L'intelligenza artificiale può migliorare la qualità del lavoro, favorire l'integrazione verticale e orizzontale delle filiere, accompagnare il processo di monitoraggio di marchi di qualità".

 

Un dilemma: a chi appartengono i dati ottenuti attraverso l'agricoltura digitale?

"Alla fine dello scorso anno l'Unione Europea ha approvato il Regolamento 2854, noto come Data Act, che riguarda appunto la normativa di accesso equo ai dati e il loro utilizzo. La normativa non parla di proprietà dei dati, ma di titolarità. Chi origina i dati, quindi l'agricoltore, ha la possibilità di decidere a chi conferire i dati. L'agricoltore potrà, dunque, decidere come gestire i propri dati, a chi affidarli. Ritengo che un'impresa agromeccanica dovrà ottenere una delega per raccogliere sul campo i dati. Un contratto potrà regolare compiutamente anche questi aspetti, per evitare futuri contenziosi.

 

Resta il tema dell'interoperabilità, la comunicabilità fra sistemi operativi a raccogliere, trasferire ed elaborare i dati e la questione dovrà essere affrontata sul piano tecnico, legale, semantico-lessicale".

 

Il futuro dell'innovazione digitale invita alla cooperazione?

"Decisamente. La sfida è collaborare, creare alleanze e non situazioni di conflitto. Il vantaggio sarà delle imprese agricole, ma anche, in un contesto più ampio, delle aree rurali, che potranno offrire una nuova dimensione di connessione, di servizi e di benessere.

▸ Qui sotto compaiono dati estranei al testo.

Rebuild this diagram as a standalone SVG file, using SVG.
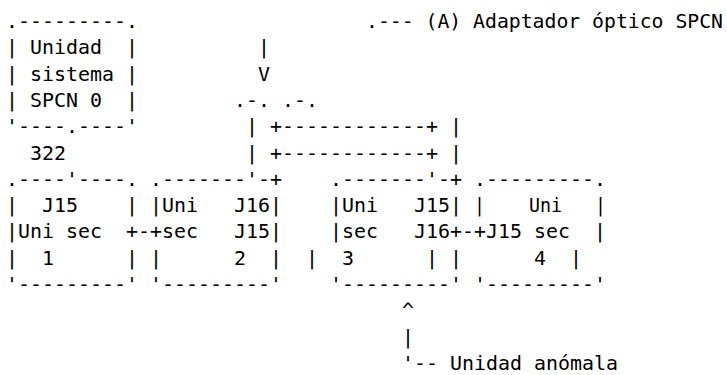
<svg xmlns="http://www.w3.org/2000/svg" width="727" height="375" viewBox="0 0 727 375">
<style>
text{font-family:"DejaVu Sans Mono","Liberation Mono",monospace;font-size:19.9px;fill:#000;white-space:pre}
</style>
<rect x="0" y="0" width="727" height="375" fill="#fff"/>
<g id="unidad-sistema">
<text xml:space="preserve" x="6" y="28" textLength="132" lengthAdjust="spacingAndGlyphs">.---------.</text>
<text xml:space="preserve" x="6" y="54.3" textLength="132" lengthAdjust="spacingAndGlyphs">| Unidad  |</text>
<text xml:space="preserve" x="6" y="80.6" textLength="132" lengthAdjust="spacingAndGlyphs">| sistema |</text>
<text xml:space="preserve" x="6" y="106.9" textLength="132" lengthAdjust="spacingAndGlyphs">| SPCN 0  |</text>
<text xml:space="preserve" x="6" y="133.2" textLength="132" lengthAdjust="spacingAndGlyphs">'----.----'</text>
</g>
<g id="label-322">
<text x="30" y="159.5" textLength="36" lengthAdjust="spacingAndGlyphs">322</text>
</g>
<g id="label-adaptador">
<text xml:space="preserve" x="366" y="28" textLength="357" lengthAdjust="spacingAndGlyphs">.--- (A) Adaptador óptico SPCN</text>
</g>
<g id="adaptador">
<text xml:space="preserve" x="234" y="106.9" textLength="84" lengthAdjust="spacingAndGlyphs">.-. .-.</text>
<text xml:space="preserve" x="246" y="133.2" textLength="216" lengthAdjust="spacingAndGlyphs">| +------------+ |</text>
<text xml:space="preserve" x="246" y="159.5" textLength="216" lengthAdjust="spacingAndGlyphs">| +------------+ |</text>
</g>
<g id="unidad-sec-1">
<text xml:space="preserve" x="6" y="185.8" textLength="132" lengthAdjust="spacingAndGlyphs">.----'----.</text>
<text xml:space="preserve" x="6" y="212.1" textLength="132" lengthAdjust="spacingAndGlyphs">|  J15    |</text>
<text xml:space="preserve" x="6" y="238.4" textLength="96" lengthAdjust="spacingAndGlyphs">|Uni sec</text>
<text xml:space="preserve" x="6" y="264.7" textLength="132" lengthAdjust="spacingAndGlyphs">|  1      |</text>
<text xml:space="preserve" x="6" y="291" textLength="132" lengthAdjust="spacingAndGlyphs">'---------'</text>
</g>
<g id="unidad-sec-2">
<text xml:space="preserve" x="150" y="185.8" textLength="132" lengthAdjust="spacingAndGlyphs">.-------'-+</text>
<text xml:space="preserve" x="150" y="212.1" textLength="132" lengthAdjust="spacingAndGlyphs">|Uni   J16|</text>
<text xml:space="preserve" x="162" y="238.4" textLength="120" lengthAdjust="spacingAndGlyphs">sec   J15|</text>
<text xml:space="preserve" x="150" y="264.7" textLength="132" lengthAdjust="spacingAndGlyphs">|      2  |</text>
<text xml:space="preserve" x="150" y="291" textLength="132" lengthAdjust="spacingAndGlyphs">'---------'</text>
</g>
<g id="unidad-sec-3">
<text xml:space="preserve" x="330" y="185.8" textLength="132" lengthAdjust="spacingAndGlyphs">.-------'-+</text>
<text xml:space="preserve" x="330" y="212.1" textLength="132" lengthAdjust="spacingAndGlyphs">|Uni   J15|</text>
<text xml:space="preserve" x="330" y="238.4" textLength="120" lengthAdjust="spacingAndGlyphs">|sec   J16</text>
<text xml:space="preserve" x="306" y="264.7" textLength="156" lengthAdjust="spacingAndGlyphs">|  3      | |</text>
<text xml:space="preserve" x="330" y="291" textLength="132" lengthAdjust="spacingAndGlyphs">'---------'</text>
</g>
<g id="unidad-sec-4">
<text xml:space="preserve" x="474" y="185.8" textLength="132" lengthAdjust="spacingAndGlyphs">.---------.</text>
<text xml:space="preserve" x="474" y="212.1" textLength="132" lengthAdjust="spacingAndGlyphs">|    Uni   |</text>
<text xml:space="preserve" x="486" y="238.4" textLength="120" lengthAdjust="spacingAndGlyphs">J15 sec  |</text>
<text xml:space="preserve" x="534" y="264.7" textLength="48" lengthAdjust="spacingAndGlyphs">4  |</text>
<text xml:space="preserve" x="474" y="291" textLength="132" lengthAdjust="spacingAndGlyphs">'---------'</text>
</g>
<g id="label-anomala">
<text xml:space="preserve" x="402" y="369.9" textLength="216" lengthAdjust="spacingAndGlyphs">'-- Unidad anómala</text>
</g>
<g id="connectors">
<text x="258" y="54.3" textLength="12" lengthAdjust="spacingAndGlyphs">|</text>
<text x="258" y="80.6" textLength="12" lengthAdjust="spacingAndGlyphs">V</text>
<text x="126" y="238.4" textLength="36" lengthAdjust="spacingAndGlyphs">+-+</text>
<text x="450" y="238.4" textLength="36" lengthAdjust="spacingAndGlyphs">+-+</text>
<text x="402" y="317.3" textLength="12" lengthAdjust="spacingAndGlyphs">^</text>
<text x="402" y="343.6" textLength="12" lengthAdjust="spacingAndGlyphs">|</text>
</g>
</svg>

Solo attraverso la cooperazione si può accompagnare la crescita, un requisito molto spesso accompagnato dalla redditività e dalla competitività delle imprese sui mercati.

 

Non dimentichiamo che se analizziamo le proteste degli agricoltori in molti Paesi europei nelle ultime settimane, o in India, il denominatore comune è quello della scarsa redditività. L'innovazione digitale può rappresentare un aiuto per molti aspetti, dall'ambiente all'economia, dalla sicurezza al miglioramento della vita nelle aree rurali".